Many companies run a full survey once per year and 2–3 shorter pulses in between. The large survey shows structural patterns; the pulses track whether actions work. Avoid survey fatigue: only pulse teams that have concrete actions in place. Keep at least 8–10 weeks between surveys on the same topic so people can see and feel changes before you ask again.
What should we do if a team scores very low?
Treat very low scores (<3.0) as an early warning. Inform the manager confidentially, offer coaching, and have HR join the first team discussion if there are signs of retaliation, bullying or discrimination. Focus that meeting on listening and understanding, not defending or explaining. Then agree 2–3 specific actions with owners and deadlines, and schedule a short pulse survey after 3–6 months to check progress.
How do we handle critical comments in open answers?

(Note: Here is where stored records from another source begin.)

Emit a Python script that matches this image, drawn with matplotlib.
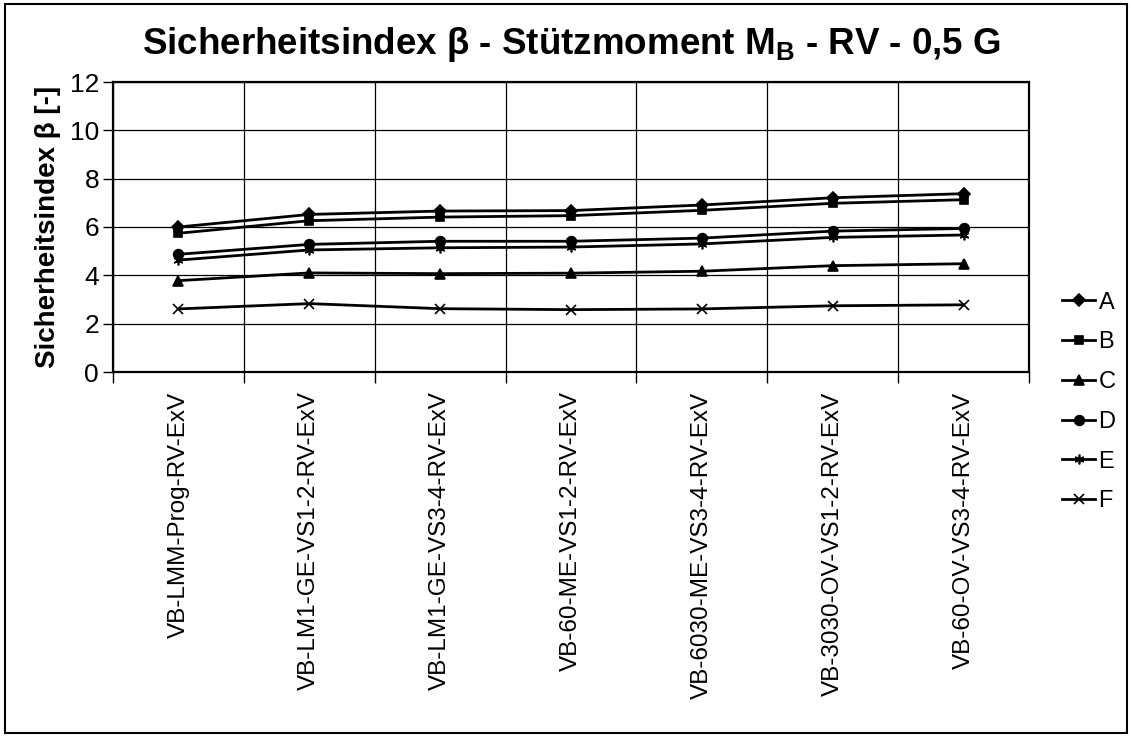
import numpy as np
import matplotlib
matplotlib.use("Agg")
import matplotlib.pyplot as plt
from matplotlib.patches import Rectangle

plt.rcParams['font.family'] = ['Liberation Sans', 'DejaVu Sans']

# --- data ---
categories = ["VB-LMM-Prog-RV-ExV", "VB-LM1-GE-VS1-2-RV-ExV", "VB-LM1-GE-VS3-4-RV-ExV",
              "VB-60-ME-VS1-2-RV-ExV", "VB-6030-ME-VS3-4-RV-ExV", "VB-3030-OV-VS1-2-RV-ExV",
              "VB-60-OV-VS3-4-RV-ExV"]
series_names = ["A", "B", "C", "D", "E", "F"]
A = [6.00, 6.52, 6.66, 6.68, 6.91, 7.21, 7.38]
B = [5.74, 6.26, 6.41, 6.47, 6.69, 6.98, 7.13]
C = [3.78, 4.10, 4.07, 4.09, 4.17, 4.40, 4.48]
D = [4.87, 5.28, 5.41, 5.41, 5.54, 5.83, 5.94]
E = [4.63, 5.05, 5.14, 5.17, 5.30, 5.57, 5.67]
F = [2.61, 2.83, 2.62, 2.58, 2.61, 2.74, 2.78]
values = [A, B, C, D, E, F]

markers = {"A": "D", "B": "s", "C": "^", "D": "o", "E": (6, 2, 0), "F": "x"}
msizes = {"A": 6, "B": 6, "C": 7, "D": 7, "E": 7, "F": 7}

fig = plt.figure(figsize=(11.32, 7.37), dpi=100)
ax = fig.add_axes([113/1132, 1-372/737, (1029-113)/1132, (372-82)/737])

x = np.arange(len(categories))
for name, vals in zip(series_names, values):
    ax.plot(x, vals, color="black", lw=2, marker=markers[name], ms=msizes[name],
            mfc="black", mec="black", mew=1.2, label=name)

ax.set_xlim(-0.5, len(categories)-0.5)
ax.set_ylim(0, 12)
ax.set_yticks(np.arange(0, 13, 2))
ax.tick_params(axis="y", direction="out", length=7, width=1, labelsize=19, pad=3)

# category boundaries carry the ticks + vertical grid, labels sit in between
ax.set_xticks(np.arange(-0.5, len(categories), 1.0))
ax.set_xticklabels([])
ax.set_xticks(x, minor=True)
ax.set_xticklabels(categories, minor=True, rotation=90, fontsize=17.5, va="top", ha="center")
ax.tick_params(axis="x", which="major", direction="out", length=8, width=1)
ax.tick_params(axis="x", which="minor", length=0, pad=14)

ax.grid(True, which="major", color="black", lw=0.9)
ax.set_axisbelow(True)
for sp in ax.spines.values():
    sp.set_linewidth(1.6)

ax.set_ylabel("Sicherheitsindex β [-]", fontsize=20, fontweight="bold", labelpad=6)
fig.text(0.505, 0.94, r"Sicherheitsindex β - Stützmoment M$_\mathregular{B}$ - RV - 0,5 G",
         fontsize=26.5, fontweight="bold", ha="center", va="center")

fig.legend(loc="center left", bbox_to_anchor=(1062/1132, 1-402/737), frameon=False,
           fontsize=17, handlelength=1.4, handletextpad=0.15, labelspacing=0.75,
           borderpad=0, borderaxespad=0)

# outer chart border
fig.patches.append(Rectangle((0.004, 0.005), 0.992, 0.99, transform=fig.transFigure,
                             fill=False, edgecolor="black", lw=1.5))

fig.savefig("out.png", dpi=100)
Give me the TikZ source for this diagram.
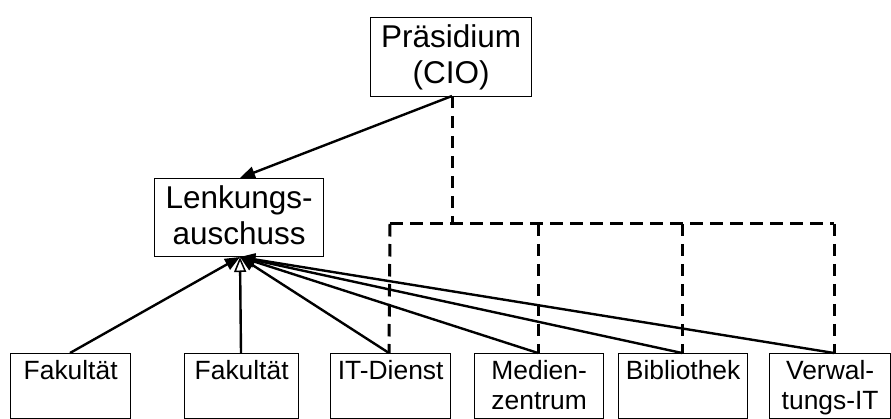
\documentclass[tikz,border=0pt]{standalone}
\usepackage{fontspec}
\setmainfont{Liberation Sans}
\usetikzlibrary{arrows.meta}
\begin{document}
\begin{tikzpicture}[x=1pt,y=-1pt,
  unit/.style={draw=black,line width=1.3pt,anchor=north west,inner sep=0pt,align=center},
  bigtext/.style={font=\fontsize{31.5}{36}\selectfont},
  smalltext/.style={font=\fontsize{26.4}{30}\selectfont},
  report/.style={line width=2.4pt,-{Triangle[length=15pt,width=12pt]}},
  openreport/.style={line width=2.4pt,-{Triangle[open,length=15pt,width=12pt,line width=1.5pt,fill=white]}},
  staff/.style={line width=3pt,dash pattern=on 12.5pt off 7.5pt}]
\useasboundingbox (0,0) rectangle (891,419);

% top level
\node[unit,bigtext,minimum width=161pt,minimum height=79pt] (praes) at (370,17)
  {\rule{0pt}{28pt}Präsidium\\ (CIO)\strut};
\node[unit,bigtext,minimum width=169pt,minimum height=78pt] (lenk) at (154,178)
  {\fontsize{31.5}{34}\selectfont\rule{0pt}{29pt}Lenkungs-\\auschuss\strut};

% units
\node[unit,smalltext,minimum width=120pt,minimum height=65pt] (fak1) at (10,353)
  {\rule{0pt}{25pt}Fakultät\\\strut};
\node[unit,smalltext,minimum width=114pt,minimum height=65pt] (fak2) at (184,353)
  {\rule{0pt}{25pt}Fakultät\\\strut};
\node[unit,smalltext,minimum width=120pt,minimum height=65pt] (itd) at (330,353)
  {\rule{0pt}{25pt}IT-Dienst\\\strut};
\node[unit,smalltext,minimum width=129pt,minimum height=65pt] (med) at (474,353)
  {\rule{0pt}{25pt}Medien-\\zentrum\strut};
\node[unit,smalltext,minimum width=129pt,minimum height=65pt] (bib) at (618,353)
  {\rule{0pt}{25pt}Bibliothek\\\strut};
\node[unit,smalltext,minimum width=121pt,minimum height=65pt] (verw) at (769,353)
  {\rule{0pt}{25pt}Verwal-\\tungs-IT\strut};

% anchor points of the connectors
\coordinate (ptop) at (452,96);
\coordinate (ltop) at (240,178);
\coordinate (lbot) at (240,257);
\coordinate (split) at (452,224);
\coordinate (d1) at (390,224);
\coordinate (d2) at (538,224);
\coordinate (d3) at (682,224);
\coordinate (d4) at (834,224);
\coordinate (u1) at (70,353);
\coordinate (u2) at (241,353);
\coordinate (u3) at (389,353);
\coordinate (u4) at (538,353);
\coordinate (u5) at (682,353);
\coordinate (u6) at (834,353);

% staff lines (dashed)
\draw[staff] (ptop) -- (split);
\draw[staff] (d1) -- (d4);
\draw[staff] (d1) -- (u3);
\draw[staff] (d2) -- (u4);
\draw[staff] (d3) -- (u5);
\draw[staff] (d4) -- (u6);

% reporting lines
\draw[report] (ptop) -- (ltop);
\foreach \u in {u1,u3,u4,u5,u6}
  \draw[report] (\u) -- (lbot);
\draw[openreport] (u2) -- (lbot);
\end{tikzpicture}
\end{document}
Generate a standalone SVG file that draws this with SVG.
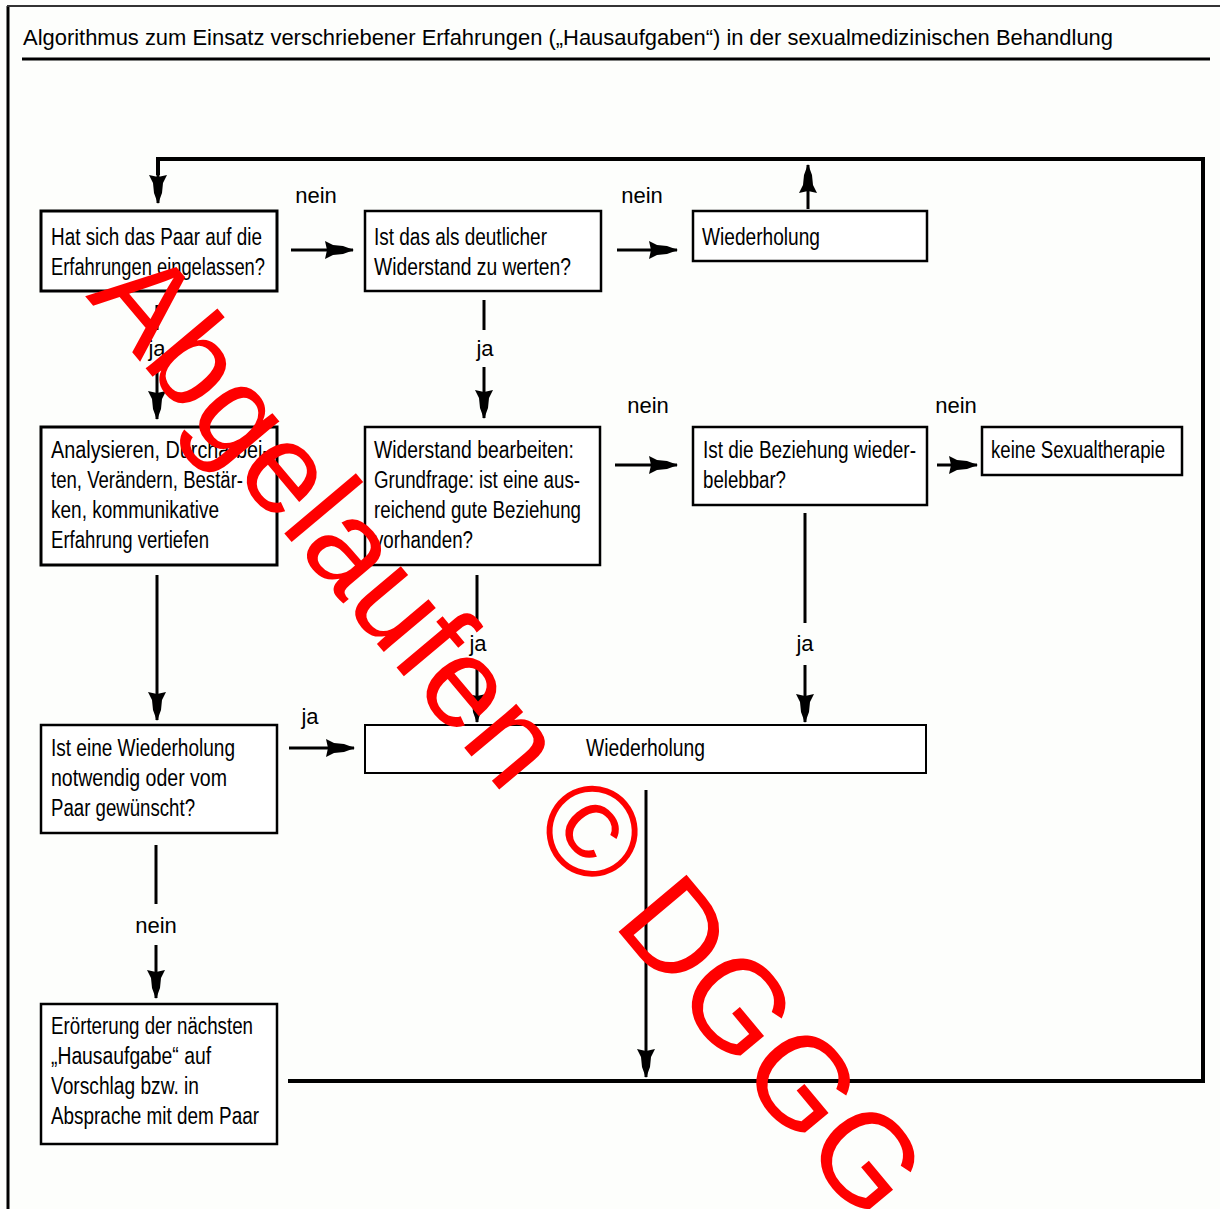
<svg xmlns="http://www.w3.org/2000/svg" width="1220" height="1209" viewBox="0 0 1220 1209">
<defs>
<marker id="ah" markerUnits="userSpaceOnUse" orient="auto" markerWidth="32" markerHeight="22" refX="0" refY="0" viewBox="-30 -11 32 22" overflow="visible">
<path d="M1,0 L-10,-4 L-20,-5 L-28,-9 L-26,0 L-28,9 L-20,5 L-10,4 Z" fill="#000"/>
</marker>
<style>
.bx{fill:#fff;stroke:#000}
.t{font-family:"Liberation Sans",Arial,sans-serif;font-size:23px;fill:#000}
.lb{font-family:"Liberation Sans",Arial,sans-serif;font-size:22px;fill:#000;text-anchor:middle}
.c{stroke:#000;stroke-width:3;fill:none}
.a{stroke:#000;stroke-width:3;fill:none;marker-end:url(#ah)}
.loop{stroke:#000;stroke-width:4;fill:none}
.wm{font-family:"Liberation Sans",Arial,sans-serif;font-size:129px;fill:#ff0000}
</style>
</defs>
<rect width="1220" height="1209" fill="#fdfefc"/>
<g id="frame">
<line x1="8" y1="6" x2="8" y2="1209" stroke="#000" stroke-width="3"/>
<line x1="7" y1="6" x2="1220" y2="6" stroke="#333" stroke-width="2"/>
<line x1="22" y1="59" x2="1210" y2="59" stroke="#000" stroke-width="3"/>
<text x="23" y="45" font-family="Liberation Sans,Arial,sans-serif" font-size="22" textLength="1090" lengthAdjust="spacingAndGlyphs">Algorithmus zum Einsatz verschriebener Erfahrungen („Hausaufgaben“) in der sexualmedizinischen Behandlung</text>
</g>
<g id="connectors">
<polyline class="loop" points="288,1081 1203,1081 1203,159 158,159 158,175"/>
<line class="a" x1="158" y1="170" x2="158" y2="203"/>
<line class="a" x1="808" y1="209" x2="808" y2="165"/>
<line class="a" x1="291" y1="250" x2="353" y2="250"/>
<line class="a" x1="617" y1="250" x2="677" y2="250"/>
<line class="c" x1="157" y1="305" x2="157" y2="330"/>
<line class="a" x1="157" y1="367" x2="157" y2="419"/>
<line class="c" x1="484" y1="300" x2="484" y2="330"/>
<line class="a" x1="484" y1="367" x2="484" y2="418"/>
<line class="a" x1="615" y1="465" x2="677" y2="465"/>
<line class="a" x1="937" y1="465" x2="977" y2="465"/>
<line class="c" x1="805" y1="513" x2="805" y2="623"/>
<line class="a" x1="805" y1="665" x2="805" y2="722"/>
<line class="c" x1="477" y1="575" x2="477" y2="623"/>
<line class="a" x1="477" y1="662" x2="477" y2="722"/>
<line class="a" x1="157" y1="575" x2="157" y2="720"/>
<line class="a" x1="289" y1="748" x2="354" y2="748"/>
<line class="c" x1="156" y1="845" x2="156" y2="904"/>
<line class="a" x1="156" y1="945" x2="156" y2="998"/>
<line class="a" x1="646" y1="790" x2="646" y2="1077"/>
<text class="lb" x="316" y="203">nein</text>
<text class="lb" x="642" y="203">nein</text>
<text class="lb" x="157" y="356">ja</text>
<text class="lb" x="485" y="356">ja</text>
<text class="lb" x="648" y="413">nein</text>
<text class="lb" x="956" y="413">nein</text>
<text class="lb" x="478" y="651">ja</text>
<text class="lb" x="805" y="651">ja</text>
<text class="lb" x="310" y="724">ja</text>
<text class="lb" x="156" y="933">nein</text>
</g>
<g id="n1">
<rect class="bx" x="41" y="211" width="236" height="80" stroke-width="3"/>
<text class="t" x="51" y="245" textLength="211" lengthAdjust="spacingAndGlyphs">Hat sich das Paar auf die</text>
<text class="t" x="51" y="275" textLength="214" lengthAdjust="spacingAndGlyphs">Erfahrungen eingelassen?</text>
</g>
<g id="n2">
<rect class="bx" x="365" y="211" width="236" height="80" stroke-width="2.5"/>
<text class="t" x="374" y="245" textLength="173" lengthAdjust="spacingAndGlyphs">Ist das als deutlicher</text>
<text class="t" x="374" y="275" textLength="197" lengthAdjust="spacingAndGlyphs">Widerstand zu werten?</text>
</g>
<g id="n3">
<rect class="bx" x="693" y="211" width="234" height="50" stroke-width="2.5"/>
<text class="t" x="702" y="245" textLength="118" lengthAdjust="spacingAndGlyphs">Wiederholung</text>
</g>
<g id="n4">
<rect class="bx" x="41" y="427" width="236" height="138" stroke-width="3"/>
<text class="t" x="51" y="458" textLength="218" lengthAdjust="spacingAndGlyphs">Analysieren, Durcharbei-</text>
<text class="t" x="51" y="488" textLength="192" lengthAdjust="spacingAndGlyphs">ten, Verändern, Bestär-</text>
<text class="t" x="51" y="518" textLength="168" lengthAdjust="spacingAndGlyphs">ken, kommunikative</text>
<text class="t" x="51" y="548" textLength="158" lengthAdjust="spacingAndGlyphs">Erfahrung vertiefen</text>
</g>
<g id="n5">
<rect class="bx" x="365" y="427" width="235" height="138" stroke-width="2.5"/>
<text class="t" x="374" y="458" textLength="200" lengthAdjust="spacingAndGlyphs">Widerstand bearbeiten:</text>
<text class="t" x="374" y="488" textLength="206" lengthAdjust="spacingAndGlyphs">Grundfrage: ist eine aus-</text>
<text class="t" x="374" y="518" textLength="207" lengthAdjust="spacingAndGlyphs">reichend gute Beziehung</text>
<text class="t" x="374" y="548" textLength="99" lengthAdjust="spacingAndGlyphs">vorhanden?</text>
</g>
<g id="n6">
<rect class="bx" x="693" y="427" width="234" height="78" stroke-width="2.5"/>
<text class="t" x="703" y="458" textLength="213" lengthAdjust="spacingAndGlyphs">Ist die Beziehung wieder-</text>
<text class="t" x="703" y="488" textLength="83" lengthAdjust="spacingAndGlyphs">belebbar?</text>
</g>
<g id="n7">
<rect class="bx" x="982" y="427" width="200" height="48" stroke-width="2.5"/>
<text class="t" x="991" y="458" textLength="174" lengthAdjust="spacingAndGlyphs">keine Sexualtherapie</text>
</g>
<g id="n8">
<rect class="bx" x="41" y="725" width="236" height="108" stroke-width="2.5"/>
<text class="t" x="51" y="756" textLength="184" lengthAdjust="spacingAndGlyphs">Ist eine Wiederholung</text>
<text class="t" x="51" y="786" textLength="176" lengthAdjust="spacingAndGlyphs">notwendig oder vom</text>
<text class="t" x="51" y="816" textLength="144" lengthAdjust="spacingAndGlyphs">Paar gewünscht?</text>
</g>
<g id="n9">
<rect class="bx" x="365" y="725" width="561" height="48" stroke-width="2"/>
<text class="t" x="586" y="756" textLength="119" lengthAdjust="spacingAndGlyphs">Wiederholung</text>
</g>
<g id="n10">
<rect class="bx" x="41" y="1004" width="236" height="140" stroke-width="2.5"/>
<text class="t" x="51" y="1034" textLength="202" lengthAdjust="spacingAndGlyphs">Erörterung der nächsten</text>
<text class="t" x="51" y="1064" textLength="160" lengthAdjust="spacingAndGlyphs">„Hausaufgabe“ auf</text>
<text class="t" x="51" y="1094" textLength="148" lengthAdjust="spacingAndGlyphs">Vorschlag bzw. in</text>
<text class="t" x="51" y="1124" textLength="208" lengthAdjust="spacingAndGlyphs">Absprache mit dem Paar</text>
</g>
<g id="watermark">
<text class="wm" transform="translate(85,296) rotate(50)">Abgelaufen © DGGG 2</text>
</g>
</svg>
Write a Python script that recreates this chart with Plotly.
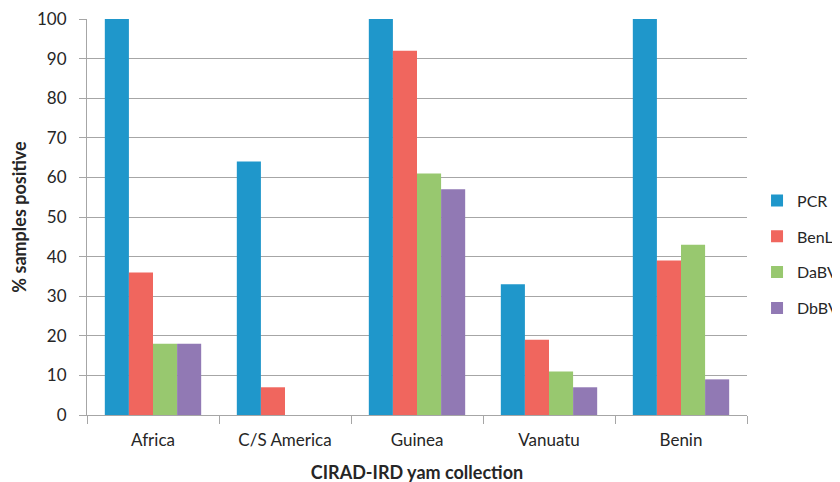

Review comments with two people (e.g. HR + manager) to reduce personal bias. Cluster comments into themes instead of reacting to single statements. If a comment hints at severe issues (harassment, discrimination, data protection), escalate via your standard compliance or whistleblowing process. Summarise key themes back to the team without naming individuals and explain which actions you will take. That transparency builds trust for the next survey.
How do we connect this survey with other people processes?
Combine results with data from engagement, performance and 360° feedback. For example, check whether teams with high psychological safety also show higher engagement or better performance. Use those insights when planning manager training, leadership programmes or changes to your feedback culture. A structured employee survey framework, like the one described in Sprad’s guide on employee survey templates, helps you keep all surveys aligned.
Where can I learn more about psychological safety?
The concept was popularised by Amy Edmondson’s research. A good starting point is this article from Harvard Business Publishing: Why Psychological Safety Is the Hidden Engine Behind Innovation and Transformation. Use external research as inspiration, then adapt language and thresholds to your own context, legal environment and works council agreements.